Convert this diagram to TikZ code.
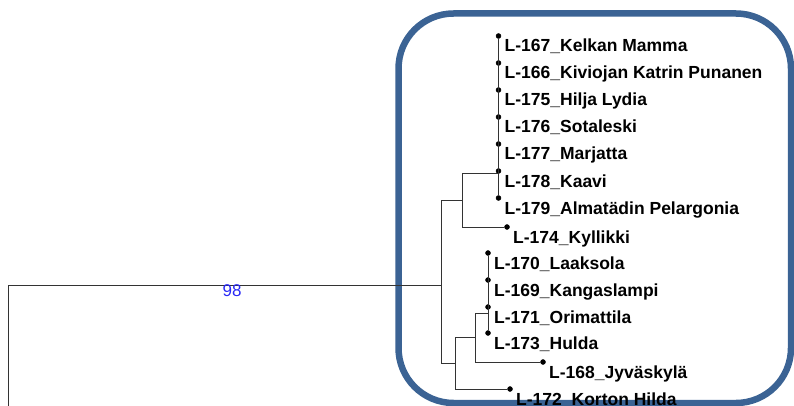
\documentclass[tikz,border=0pt]{standalone}
\usepackage{fontspec}
\setmainfont{Liberation Sans}
\usepackage{tikz}
\usetikzlibrary{positioning, calc}
\definecolor{boxblue}{RGB}{59,99,148}
\definecolor{bootblue}{RGB}{40,40,245}
\tikzset{leafdot/.style={circle, draw=black, fill=black, inner sep=0pt, minimum size=5pt},
  taxon/.style={anchor=base west, inner sep=0pt, font=\fontsize{17.5}{20}\selectfont\bfseries},
  branch/.style={draw=black!80, line width=1pt}}

\begin{document}
\begin{tikzpicture}[x=1pt,y=-1pt]
                 \useasboundingbox (0,0) rectangle (794,406);
                 \draw[boxblue, line width=6.5pt, rounded corners=55pt](398.5,13.5) rectangle (791,403);

                 \coordinate (n0) at (8,420);
                 \coordinate (n1) at (441,285);
                 \coordinate (n2) at (462,200);
                 \coordinate (n3) at (498.5,173);
                 \coordinate (n4) at (455,363);
                 \coordinate (n5) at (475,337);
                 \coordinate (n6) at (488,313);

                 \node[leafdot] (l167) at (498.5,36) {};
                 \node[leafdot] (l166) at (498.5,63) {};
                 \node[leafdot] (l175) at (498.5,90) {};
                 \node[leafdot] (l176) at (498.5,117) {};
                 \node[leafdot] (l177) at (498.5,144) {};
                 \node[leafdot] (l178) at (498.5,171) {};
                 \node[leafdot] (l179) at (498.5,198) {};
                 \node[leafdot] (l174) at (507,227) {};
                 \node[leafdot] (l170) at (488,253) {};
                 \node[leafdot] (l169) at (488,280) {};
                 \node[leafdot] (l171) at (488,307) {};
                 \node[leafdot] (l173) at (488,333) {};
                 \node[leafdot] (l168) at (543,362) {};
                 \node[leafdot] (l172) at (510,389) {};

                 \draw[branch](n0) |- (n1);
                 \draw[branch](n1) |- (n2);
                 \draw[branch](n1) |- (n4);
                 \draw[branch](n2) |- (n3);
                 \draw[branch](n2) |- (l174);
                 \draw[branch](l167) -- (l179);
                 \draw[branch](n4) |- (n5);
                 \draw[branch](n4) |- (l172);
                 \draw[branch](n5) |- (n6);
                 \draw[branch](n5) |- (l168);
                 \draw[branch](l170) -- (l173);

                 \node[font=\fontsize{17}{20}\selectfont, text=bootblue, anchor=base] (b98) at (232,296) {98};

                 \node[taxon] (t167) at ($(l167)+(6,16)$) {L-167\_Kelkan Mamma};
                 \node[taxon] (t166) at ($(l166)+(6,16)$) {L-166\_Kiviojan Katrin Punanen};
                 \node[taxon] (t175) at ($(l175)+(6,16)$) {L-175\_Hilja Lydia};
                 \node[taxon] (t176) at ($(l176)+(6,16)$) {L-176\_Sotaleski};
                 \node[taxon] (t177) at ($(l177)+(6,16)$) {L-177\_Marjatta};
                 \node[taxon] (t178) at ($(l178)+(6,16)$) {L-178\_Kaavi};
                 \node[taxon] (t179) at ($(l179)+(6,16)$) {L-179\_Almatädin Pelargonia};
                 \node[taxon] (t174) at ($(l174)+(6,16)$) {L-174\_Kyllikki};
                 \node[taxon] (t170) at ($(l170)+(6,16)$) {L-170\_Laaksola};
                 \node[taxon] (t169) at ($(l169)+(6,16)$) {L-169\_Kangaslampi};
                 \node[taxon] (t171) at ($(l171)+(6,16)$) {L-171\_Orimattila};
                 \node[taxon] (t173) at ($(l173)+(6,16)$) {L-173\_Hulda};
                 \node[taxon] (t168) at ($(l168)+(6,16)$) {L-168\_Jyväskylä};
                 \node[taxon] (t172) at ($(l172)+(6,16)$) {L-172\_Korton Hilda};
             \end{tikzpicture}
\end{document}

::::::::

- [Exercise prompt]
Every line above should be repeated exactly; pictures stay out of the copy.

- [Complete answer]
Convert this diagram to TikZ code.
\documentclass[tikz,border=0pt]{standalone}
\usepackage{fontspec}
\setmainfont{Liberation Sans}
\usepackage{tikz}
\usetikzlibrary{positioning, calc}
\definecolor{boxblue}{RGB}{59,99,148}
\definecolor{bootblue}{RGB}{40,40,245}
\tikzset{leafdot/.style={circle, draw=black, fill=black, inner sep=0pt, minimum size=5pt},
  taxon/.style={anchor=base west, inner sep=0pt, font=\fontsize{17.5}{20}\selectfont\bfseries},
  branch/.style={draw=black!80, line width=1pt}}

\begin{document}
\begin{tikzpicture}[x=1pt,y=-1pt]
                 \useasboundingbox (0,0) rectangle (794,406);
                 \draw[boxblue, line width=6.5pt, rounded corners=55pt](398.5,13.5) rectangle (791,403);

                 \coordinate (n0) at (8,420);
                 \coordinate (n1) at (441,285);
                 \coordinate (n2) at (462,200);
                 \coordinate (n3) at (498.5,173);
                 \coordinate (n4) at (455,363);
                 \coordinate (n5) at (475,337);
                 \coordinate (n6) at (488,313);

                 \node[leafdot] (l167) at (498.5,36) {};
                 \node[leafdot] (l166) at (498.5,63) {};
                 \node[leafdot] (l175) at (498.5,90) {};
                 \node[leafdot] (l176) at (498.5,117) {};
                 \node[leafdot] (l177) at (498.5,144) {};
                 \node[leafdot] (l178) at (498.5,171) {};
                 \node[leafdot] (l179) at (498.5,198) {};
                 \node[leafdot] (l174) at (507,227) {};
                 \node[leafdot] (l170) at (488,253) {};
                 \node[leafdot] (l169) at (488,280) {};
                 \node[leafdot] (l171) at (488,307) {};
                 \node[leafdot] (l173) at (488,333) {};
                 \node[leafdot] (l168) at (543,362) {};
                 \node[leafdot] (l172) at (510,389) {};

                 \draw[branch](n0) |- (n1);
                 \draw[branch](n1) |- (n2);
                 \draw[branch](n1) |- (n4);
                 \draw[branch](n2) |- (n3);
                 \draw[branch](n2) |- (l174);
                 \draw[branch](l167) -- (l179);
                 \draw[branch](n4) |- (n5);
                 \draw[branch](n4) |- (l172);
                 \draw[branch](n5) |- (n6);
                 \draw[branch](n5) |- (l168);
                 \draw[branch](l170) -- (l173);

                 \node[font=\fontsize{17}{20}\selectfont, text=bootblue, anchor=base] (b98) at (232,296) {98};

                 \node[taxon] (t167) at ($(l167)+(6,16)$) {L-167\_Kelkan Mamma};
                 \node[taxon] (t166) at ($(l166)+(6,16)$) {L-166\_Kiviojan Katrin Punanen};
                 \node[taxon] (t175) at ($(l175)+(6,16)$) {L-175\_Hilja Lydia};
                 \node[taxon] (t176) at ($(l176)+(6,16)$) {L-176\_Sotaleski};
                 \node[taxon] (t177) at ($(l177)+(6,16)$) {L-177\_Marjatta};
                 \node[taxon] (t178) at ($(l178)+(6,16)$) {L-178\_Kaavi};
                 \node[taxon] (t179) at ($(l179)+(6,16)$) {L-179\_Almatädin Pelargonia};
                 \node[taxon] (t174) at ($(l174)+(6,16)$) {L-174\_Kyllikki};
                 \node[taxon] (t170) at ($(l170)+(6,16)$) {L-170\_Laaksola};
                 \node[taxon] (t169) at ($(l169)+(6,16)$) {L-169\_Kangaslampi};
                 \node[taxon] (t171) at ($(l171)+(6,16)$) {L-171\_Orimattila};
                 \node[taxon] (t173) at ($(l173)+(6,16)$) {L-173\_Hulda};
                 \node[taxon] (t168) at ($(l168)+(6,16)$) {L-168\_Jyväskylä};
                 \node[taxon] (t172) at ($(l172)+(6,16)$) {L-172\_Korton Hilda};
             \end{tikzpicture}
\end{document}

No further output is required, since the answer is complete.